LISBON, Nov 5 (Reuters) - Portugal's largest power utility EDP EDP.LS on Wednesday posted a 12% fall in nine-month profit, weighed down by smaller capital gains, but still beat market expectations.
It said consolidated net profit fell to 952 million euros ($1.11 billion), above the LSEG consensus estimate of 920 million euros. Earnings before interest, taxes, depreciation and amortization (EBITDA) fell 3% year on year to 3.8 billion euros, also beating the survey's average of 3.7 billion euros.
EDP's wind energy subsidiary EDP Renovaveis EDPR.LS booked only 35 million euros in capital gains from the sale of wind and solar assets – part of a strategy of disposing of stakes in mature plants to finance new ones, while a year ago such operations raked in 167 million euros.

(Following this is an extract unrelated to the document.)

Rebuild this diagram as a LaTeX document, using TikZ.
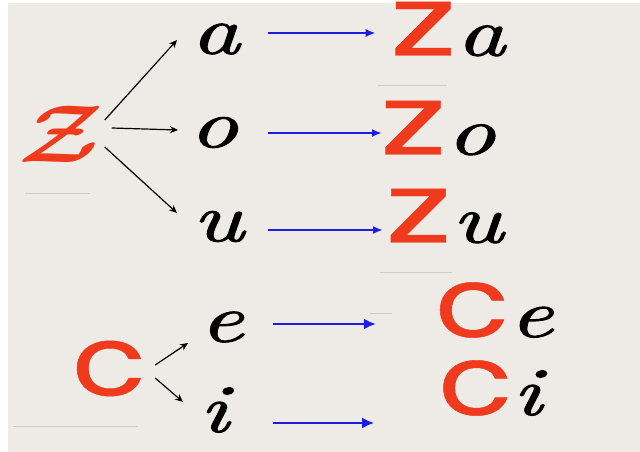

As a result, the unit's profit fell 49% to 107 million euros.
EDP said that excluding the reduced gains from asset sales, recurring net profit increased by 5% year-on-year, reflecting a 14% increase in total electricity output from new capacity, with a strong contribution from operations in the United States, Portugal and Spain.
EDP, which operates in 29 countries across Europe, the Americas, and Asia said its gross margin – revenue from energy sales minus the direct costs of producing or acquiring it – was flat at 5.2 billion euros.